Talking Trade blog
Regional Comprehensive Economic Partnership (RCEP): An Asian trade agreement for a value chain world
Published 10 February 2015
BANGKOK—Negotiators from across 16 countries in Asia are meeting this week in Bangkok to try to put together a new trade agreement. The Regional Comprehensive Economic Partnership (RCEP) is a megaregional trade agreement, like the Trans-Pacific Partnership (TPP) and the Trans-Atlantic Trade and Investment Partnership (TTIP) discussed in last week’s blog.
What all three agreements have in common is a shared vision of creating trade arrangements that bring together ever-larger sets of countries. RCEP includes 16 parties in Asia. TPP spans 12 on both sides of the Pacific. TTIP is trying to link the U.S. with the 28 members of the European Union.
These larger trade groupings are increasingly important given changing patterns of global trade. In the past, governments worked mostly at the global level through the World Trade Organization (WTO) or bilaterally with like-minded partners. Now, however, the WTO is clearly unable to move forward on any aspect of its agenda. Bilateral trade deals, while welcome, do not accurately reflect the way the most dynamic companies operate on the ground.

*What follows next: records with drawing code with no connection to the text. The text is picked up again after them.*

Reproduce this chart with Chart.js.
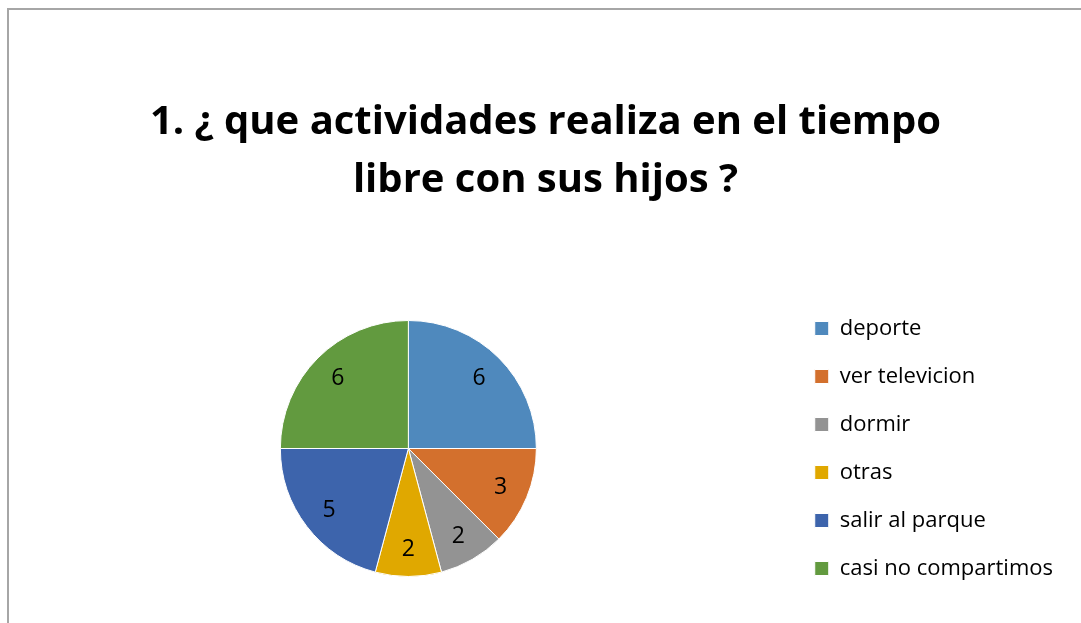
<!DOCTYPE html>
<html>
<head>
<meta charset="utf-8">
<script src="https://cdn.jsdelivr.net/npm/chart.js@4/dist/chart.umd.min.js"></script>
<style>
  html, body { margin: 0; padding: 0; background: #ffffff; }
  #wrap { width: 1081px; height: 623px; position: relative; }
</style>
</head>
<body>
<div id="wrap"><canvas id="c" width="1081" height="623"></canvas></div>
<script>
const titleLines = ['1. ¿ que actividades realiza en el tiempo', 'libre con sus hijos ?'];
const categories = ['deporte', 'ver televicion', 'dormir', 'otras', 'salir al parque', 'casi no compartimos'];
const values = [6, 3, 2, 2, 5, 6];
const colors = ['#4F89BD', '#D3702D', '#939393', '#E0A800', '#3D64AC', '#629A3F'];

const FONT = '"Open Sans", "Noto Sans", "Liberation Sans", sans-serif';

const borderPlugin = {
  id: 'frame',
  beforeDraw(chart) {
    const ctx = chart.ctx;
    ctx.save();
    ctx.fillStyle = '#ffffff';
    ctx.fillRect(0, 0, chart.width, chart.height);
    ctx.strokeStyle = '#A6A6A6';
    ctx.lineWidth = 2;
    ctx.strokeRect(8, 9, chart.width + 50, chart.height + 50);
    ctx.restore();
  }
};

const valueLabels = {
  id: 'valueLabels',
  afterDatasetsDraw(chart) {
    const ctx = chart.ctx;
    const meta = chart.getDatasetMeta(0);
    ctx.save();
    ctx.fillStyle = '#000000';
    ctx.font = '23px ' + FONT;
    ctx.textAlign = 'center';
    ctx.textBaseline = 'middle';
    meta.data.forEach((arc, i) => {
      const p = arc.getProps(['x', 'y', 'startAngle', 'endAngle', 'outerRadius'], true);
      const mid = (p.startAngle + p.endAngle) / 2;
      const r = p.outerRadius * 0.78;
      ctx.fillText(String(chart.data.datasets[0].data[i]), p.x + Math.cos(mid) * r, p.y + Math.sin(mid) * r + 1);
    });
    ctx.restore();
  }
};

new Chart(document.getElementById('c'), {
  type: 'pie',
  data: {
    labels: categories,
    datasets: [{
      data: values,
      backgroundColor: colors,
      borderColor: '#ffffff',
      borderWidth: 1,
      radius: 128
    }]
  },
  options: {
    responsive: false,
    animation: false,
    layout: { padding: { left: 28, right: 18, top: 0, bottom: 11 } },
    plugins: {
      tooltip: { enabled: false },
      title: {
        display: true,
        text: titleLines,
        color: '#000000',
        font: { family: FONT, size: 40, weight: 'bold', lineHeight: 1.45 },
        padding: { top: 94, bottom: 75 }
      },
      legend: {
        display: true,
        position: 'right',
        align: 'center',
        fullSize: false,
        labels: {
          boxWidth: 14,
          boxHeight: 14,
          padding: 26,
          color: '#000000',
          font: { family: FONT, size: 22 }
        }
      }
    }
  },
  plugins: [borderPlugin, valueLabels]
});
</script>
</body>
</html>
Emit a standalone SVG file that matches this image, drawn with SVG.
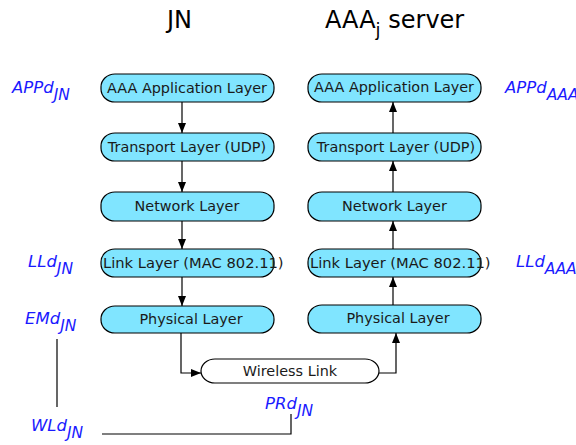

The process through which goods and services are produced and consumed is shifting rapidly. We are increasingly living in a world of global value chains (GVCs) or global supply chains. We’ve had supply chains of one sort or another in trade for centuries, as firms have traded with one another for raw materials, components, or final, finished goods. What is different now is that, with falling costs of communication and transportation, it is possible for companies to source exactly the right inputs from exactly the right geographic space to take advantage of different costs in materials, services, labor, and capital. The world is literally the “oyster” for global companies.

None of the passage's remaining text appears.